Second Period: Finally we start to get something going, and score a goal to tie. 1-1. Rock on. Then, in the first of several “Keystone Cops” moments, while we’re on the power play (for you non-fans, that means one of their five guys is in the penalty box, so we have five players to their four for the next two minutes), they dump the puck into the Aeros’ zone. Two of our guys go back to play it, one on each side of the goal. When the come out right in front of the goal, they skate smack into each other and fall down. One of the Knights was right there and scooped it up, flipping it in for a short-handed goal past Harding. The Knights take a 2-1 lead.
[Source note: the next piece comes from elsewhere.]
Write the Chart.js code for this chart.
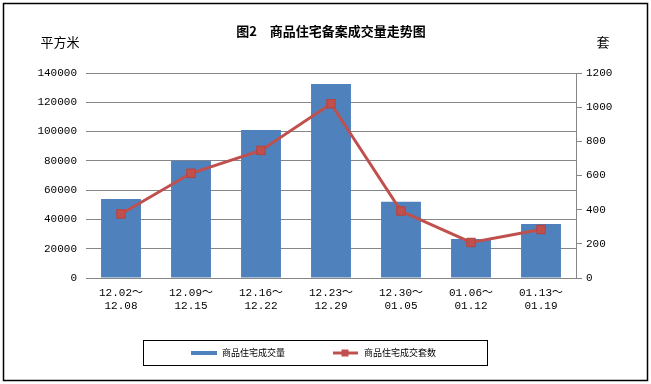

Collective groans from the crowd.

Then, after they get all their guys back, and we lose a man for two minutes, something awesome happens. Joel Ward, aggressive on the forecheck, pokes the puck away from their point player, and suddenly it’s a mad dash. Joel Ward, in all alone, skating straight at the Omaha goaltender. Ward shoots. The goalie goes into full splits. Chest save. Rebound. Ward is about to collide with the goalie when he slides the rebound right between the netminder's legs. The puck squirts into the net as Ward gets knocked over by the goalie. Short-handed goal, TIE GAME! 2-2.

Then, the unthinkable. The Aeros make two stupid penalties and are outmanned 5-3 on the ice. The Knights capitalize with 2 “power-play” goals, and we go into the second intermission, down 4-2. My dad looks at me. Here we go again. The last time he and I came to an Aeros game, they got completely schooled by (who else) Omaha. And from the looks of things, it could be more of the same.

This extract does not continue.